When you’re depressed, or even just sad, it may seem like all your senses are dulled—like nothing tastes good, or that colors don’t look as bright.
The weird thing is, you may not be imagining it.
A recent study found that emotion has a strong connection to how we perceive color.
Happy people will describe their environment as bright and colorful, while those who are sad will describe it as colorless or gray.
It’s an established fact that emotions are connected to “low-level visual processes,” meaning how you perceive space. The way that you process the things you see requires some chemical input in your brain. Depression, for example, has been found to be linked to an inability to differentiate colors.
This study had two groups: the “sadness” group, given a sad scene from The Lion King, and the “amusement” who was given a standup routine to watch.
They then looked at color patches that had been desaturated almost to gray, and were told to distinguish their colors.
What was found was that those in the “sadness” group had a hard time telling the difference between shades on the blue-yellow axis, but not on the red-green axis.
Why one axis and not the other? It may be that “seeing red” and “feeling blue” are truer than we think. It may be that when you’re sad, you still have a need to be able to see red as an anger response.

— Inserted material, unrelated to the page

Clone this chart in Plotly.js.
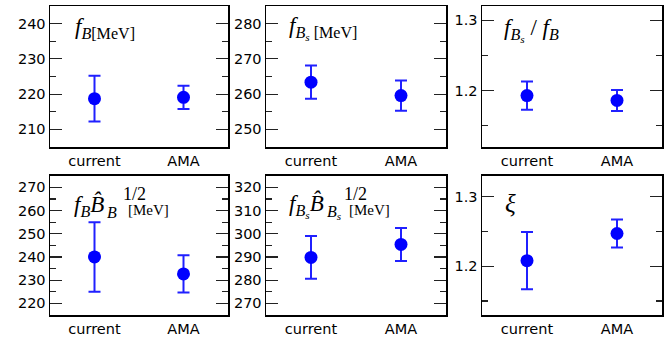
<!DOCTYPE html>
<html><head>
<script src="https://cdn.plot.ly/plotly-3.0.1.min.js"></script>
<style>body{margin:0;background:#fff}</style>
</head><body>
<div id="c" style="width:669px;height:338px"></div>
<script>
const categories = ["current", "AMA"];
const fB = [218.7, 219.1];
const fBErr = [6.5, 3.3];
const fBs = [263.4, 259.6];
const fBsErr = [4.7, 4.3];
const ratio = [1.193, 1.186];
const ratioErr = [0.020, 0.015];
const fBhatB = [240.0, 232.7];
const fBhatBErr = [15.0, 8.0];
const fBshatBs = [289.8, 295.4];
const fBshatBsErr = [9.2, 7.1];
const xi = [1.208, 1.247];
const xiErr = [0.041, 0.020];

const panels = [
  {y: fB, e: fBErr, range: [205, 245], dtick: 10},
  {y: fBs, e: fBsErr, range: [245, 285], dtick: 10},
  {y: ratio, e: ratioErr, range: [1.12, 1.32], dtick: 0.1},
  {y: fBhatB, e: fBhatBErr, range: [215, 275], dtick: 10},
  {y: fBshatBs, e: fBshatBsErr, range: [265, 325], dtick: 10},
  {y: xi, e: xiErr, range: [1.13, 1.33], dtick: 0.1}
];

const W = 669, H = 338;
const xPix = [[50, 228], [266, 446], [482, 662]];
const yPix = [[6, 147], [175.7, 315]];

const traces = [];
const layout = {
  width: W, height: H, margin: {l: 0, r: 0, t: 0, b: 0},
  paper_bgcolor: '#fff', plot_bgcolor: '#fff', showlegend: false,
  annotations: []
};
const tickFont = {family: 'DejaVu Sans', size: 14.5, color: '#000'};

panels.forEach((p, i) => {
  const n = i + 1;
  const sfx = n === 1 ? '' : String(n);
  const col = i % 3, row = Math.floor(i / 3);
  traces.push({
    x: categories, y: p.y, xaxis: 'x' + sfx, yaxis: 'y' + sfx,
    type: 'scatter', mode: 'markers',
    marker: {color: '#0000ff', size: 13},
    error_y: {type: 'data', array: p.e, visible: true, color: '#2020ff', thickness: 2, width: 6},
    hoverinfo: 'skip'
  });
  layout['xaxis' + sfx] = {
    domain: [xPix[col][0] / W, xPix[col][1] / W],
    anchor: 'y' + sfx, type: 'category', range: [-0.5, 1.5],
    showline: true, mirror: true, linecolor: '#000', linewidth: 1.5,
    ticks: '', showgrid: false, zeroline: false, tickfont: tickFont
  };
  layout['yaxis' + sfx] = {
    domain: [(H - yPix[row][1]) / H, (H - yPix[row][0]) / H],
    anchor: 'x' + sfx, range: p.range, dtick: p.dtick,
    showline: true, mirror: 'ticks', linecolor: '#000', linewidth: 1.5,
    ticks: 'inside', ticklen: 12, tickwidth: 1.2, tickcolor: '#222',
    minor: {ticks: 'inside', ticklen: 6, tickwidth: 1.2, tickcolor: '#222', dtick: p.dtick / 2, showgrid: false},
    showgrid: false, zeroline: false, tickfont: tickFont
  };
});

// label placement helper: pixel position -> axis-domain fraction of panel i
function ann(i, px, py, text, size) {
  const col = i % 3, row = Math.floor(i / 3);
  const sfx = i === 0 ? '' : String(i + 1);
  const x0 = xPix[col][0], x1 = xPix[col][1], y0 = yPix[row][0], y1 = yPix[row][1];
  layout.annotations.push({
    xref: 'x' + sfx + ' domain', yref: 'y' + sfx + ' domain',
    x: (px - x0) / (x1 - x0), y: (y1 - py) / (y1 - y0),
    xanchor: 'left', yanchor: 'middle', showarrow: false,
    text: text, font: {family: 'Liberation Serif', size: size, color: '#000'}
  });
}
ann(0, 73, 28, "<i>f</i><sub><i>B</i>[MeV]</sub>", 23);
ann(1, 287, 28, "<i>f</i><sub><i>B<sub>s</sub></i> [MeV]</sub>", 23);
ann(2, 502, 30, "<i>f</i><sub><i>B<sub>s</sub></i></sub> / <i>f</i><sub><i>B</i></sub>", 23);
ann(3, 72, 206, "<i>f</i><sub><i>B</i></sub><i>B̂</i>", 23);
ann(3, 105, 213, "<i>B</i>", 16);
ann(3, 121, 194, "1/2", 18);
ann(3, 126, 210, "[MeV]", 15);
ann(4, 287, 206, "<i>f</i><sub><i>B<sub>s</sub></i></sub><i>B̂</i>", 23);
ann(4, 325, 213, "<i>B<sub>s</sub></i>", 16);
ann(4, 342, 194, "1/2", 18);
ann(4, 347, 210, "[MeV]", 15);
ann(5, 503, 204, "<i>ξ</i>", 25);

Plotly.newPlot('c', traces, layout, {staticPlot: true});
</script>
</body></html>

The lead researcher of this study says that being unable to see one axis and not the other is what makes this study important. If sadness affected all the colors, it probably would have been some issue of chemical arousal. But now, it seems like dopamine is an important factor, one that plays heavily into depression and now, may play into how we see colors.
It just goes to show that the way we feel is a huge part of how we see the world.